BAE Systems Plc (BA/) is deploying smaller suppliers to pressure U.S. lawmakers to speed up orders to modernize Bradley fighting vehicles, a move the company said may protect thousands of subcontractor jobs and keep a Pennsylvania assembly line open.
Representatives of between 30 and 40 of the vehicle’s more than 586 suppliers are lobbying Congress to shift orders to the 2014 fiscal year that begins Oct. 1, instead of waiting until fiscal 2015 and 2016 as outlined in President Barack Obama’s budget proposal.
The Army’s plans would pause a Bradley fighting vehicle production line from 2014 until at least 2017, putting at risk 1,200 jobs at BAE’s plant in York, Pennsylvania, Mark Signorelli, BAE’s general manager of vehicle systems, has said.
The move may eliminate as many as 7,000 additional subcontractor jobs, Signorelli has said. Bradley suppliers include L-3 Communications Holdings Inc. (LLL), Cummins Inc. (CMI), and DRS Technologies Inc., according to London-based BAE.
Bringing forward future orders would help keep suppliers in business and deter skilled workers from looking for jobs in other industries, John Polacek, chief operating officer of Johnstown, Pennsylvania-based JWF Defense Systems LLC, said today. Polacek’s company cuts aluminum and welds it to the precise specifications for use in the Cold War-era Bradley vehicles.
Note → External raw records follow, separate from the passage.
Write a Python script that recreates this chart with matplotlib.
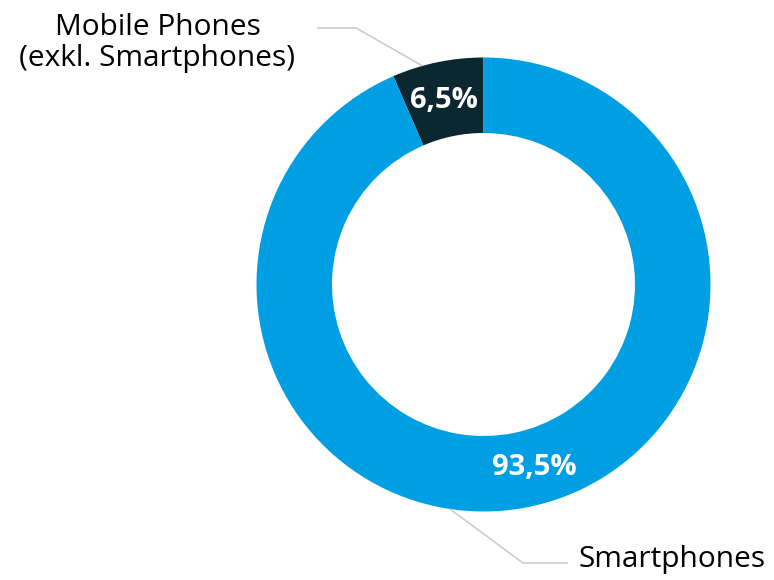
import numpy as np
import matplotlib
matplotlib.use("Agg")
import matplotlib.pyplot as plt

plt.rcParams['font.family'] = ['Open Sans', 'DejaVu Sans']

categories = ["Mobile Phones\n(exkl. Smartphones)", "Smartphones"]
shares = [6.5, 93.5]
colors = ["#0b2730", "#009fe3"]

W, H = 774, 580
fig = plt.figure(figsize=(W / 100, H / 100), dpi=100)
ax = fig.add_axes([0, 0, 1, 1])

cx, cy = 483.5, 295.5
r_out, ring = 227, 75.5
wedges, _ = ax.pie(shares, colors=colors, startangle=90, counterclock=True,
                   center=(cx, cy), radius=r_out,
                   wedgeprops=dict(width=ring, linewidth=0))
ax.set_xlim(0, W)
ax.set_ylim(0, H)
ax.set_aspect('equal')
ax.axis('off')

# percentage labels in the ring
r_mid = r_out - ring / 2
shift = [0.3, 3.8]  # small nudges of label angle (deg)
for w, v, s in zip(wedges, shares, shift):
    a = np.deg2rad((w.theta1 + w.theta2) / 2 + s)
    ax.text(cx + r_mid * np.cos(a), cy + r_mid * np.sin(a) - 1,
            f"{v:.1f}%".replace(".", ","), color="white", fontsize=21,
            fontweight="bold", ha="center", va="center")

# leader lines + category labels
def leader(angle, elbow, end):
    a = np.deg2rad(angle)
    p = (cx + r_out * np.cos(a), cy + r_out * np.sin(a))
    ax.plot([p[0], elbow[0], end[0]], [p[1], elbow[1], end[1]],
            color="#cccccc", lw=1.2, solid_capstyle="butt")

leader(105.6, (356, 552), (317, 552))
leader(261.5, (523, 17), (568, 17))

ax.text(157.5, 537, categories[0], fontsize=21.5, ha="center", va="center",
        linespacing=1.1, color="black")
ax.text(579, 21, categories[1], fontsize=21.5, ha="left", va="center",
        color="black")

fig.savefig("out.png", dpi=100)
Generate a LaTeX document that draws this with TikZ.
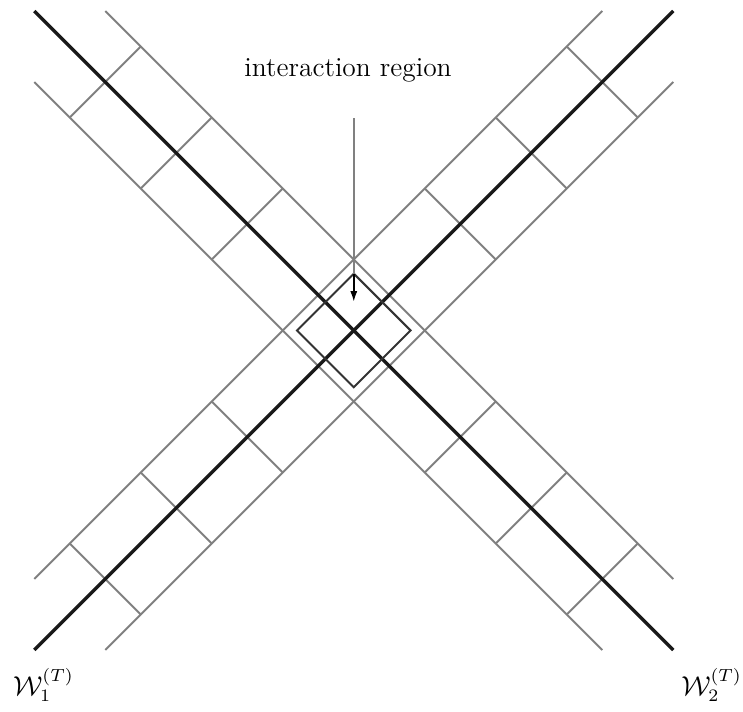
\documentclass[tikz,border=0pt]{standalone}
\usetikzlibrary{arrows.meta}
\begin{document}
\begin{tikzpicture}[x=28.4pt,y=28.4pt,
  worldline/.style={line width=1.35pt,black!90},
  tube/.style={line width=0.75pt,black!50},
  region/.style={line width=0.8pt,black!80},
  pointer/.style={-{Latex[length=4.2pt,width=2.8pt]},line width=0.6pt,black}]
\useasboundingbox (-4.983,-5.373) rectangle (5.482,4.655);

% edges of the two tubes
\coordinate (a1) at (-4.5,-3.5); \coordinate (a2) at (3.5,4.5);
\coordinate (b1) at (-3.5,-4.5); \coordinate (b2) at (4.5,3.5);
\coordinate (c1) at (-3.5,4.5);  \coordinate (c2) at (4.5,-3.5);
\coordinate (d1) at (-4.5,3.5);  \coordinate (d2) at (3.5,-4.5);
\draw[tube] (a1) -- (a2);
\draw[tube] (b1) -- (b2);
\draw[tube] (c1) -- (c2);
\draw[tube] (d1) -- (d2);

% cross sections of the tubes
\foreach \t in {-3.5,-2.5,-1.5,1.5,2.5,3.5} {
  \draw[tube] ({\t-0.5},{\t+0.5}) -- ({\t+0.5},{\t-0.5});
  \draw[tube] ({\t-0.5},{-(\t)-0.5}) -- ({\t+0.5},{-(\t)+0.5});
}

% world lines
\coordinate (p1) at (-4.5,-4.5); \coordinate (q1) at (4.5,4.5);
\coordinate (p2) at (4.5,-4.5);  \coordinate (q2) at (-4.5,4.5);
\draw[worldline] (p1) -- (q1);
\draw[worldline] (p2) -- (q2);

% interaction region
\coordinate (rt) at (0,0.8);  \coordinate (rr) at (0.8,0);
\coordinate (rb) at (0,-0.8); \coordinate (rl) at (-0.8,0);
\draw[region] (rt) -- (rr) -- (rb) -- (rl) -- cycle;

\node[anchor=base,font=\fontsize{11}{13}\selectfont] (lab) at (-0.08,3.575) {interaction region};
\coordinate (from) at (0,2.99);
\coordinate (tip) at (0,0.405);
\draw[tube] (from) -- (rt);
\draw[pointer] (rt) -- (tip);

\node[anchor=base,font=\fontsize{10.5}{12}\selectfont] (w1) at (-4.37,-5.14) {$\mathcal{W}_1^{(T)}$};
\node[anchor=base,font=\fontsize{10.5}{12}\selectfont] (w2) at (5.04,-5.14) {$\mathcal{W}_2^{(T)}$};
\end{tikzpicture}
\end{document}
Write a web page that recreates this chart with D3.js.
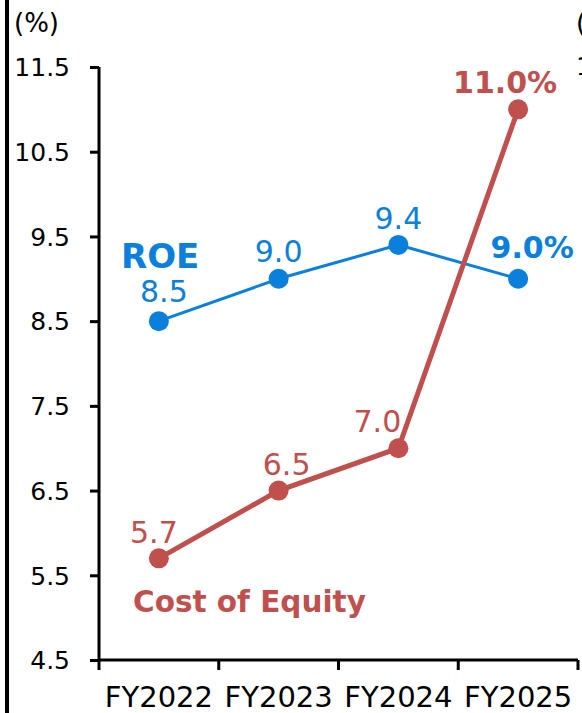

“We’re fighting off brain-drain of young people leaving our town and moving to places like Washington, D.C.,” said Polacek, whose roughly 400-person company had 700 employees in 2008. “When you’re in a rural town, people leave if they can’t find work.”
BAE wants Congress to fast-track into fiscal 2014 plans to convert 93 Bradley M3 Cavalry vehicles to M2 Infantry Fighting Vehicles. The London-based company is also pushing to equip some Bradley units with thermal vision capabilities, so all of the vehicles have the increased ability to detect hazards.
“We are now faced next year with a shutdown if nothing happens,” said Alice Conner, a director of manufacturing integration and deployment for BAE at the York facility. “It hits the suppliers first.”
The U.S. military has cut spending on ground vehicles after withdrawing from Iraq and planning to pull most U.S. troops from Afghanistan by the end of 2014. BAE’s defense contracts dropped more than 60 percent to $6.11 billion in fiscal 2012 from $16.3 billion in fiscal 2008, according to data compiled by Bloomberg.
BAE estimates it would cost as much as $750 million to shut the Bradley line in York and re-start production in 2017, when the Army plans more upgrades. The Army would save money by funding some Bradley work in York through 2017 and increasing BAE’s activities on other vehicles, according to the company.
The Pentagon is grappling with automatic budget cuts known as sequestration that would total $500 billion over nine years. Those reductions are on top of $487 billion in already-planned defense cuts over a decade.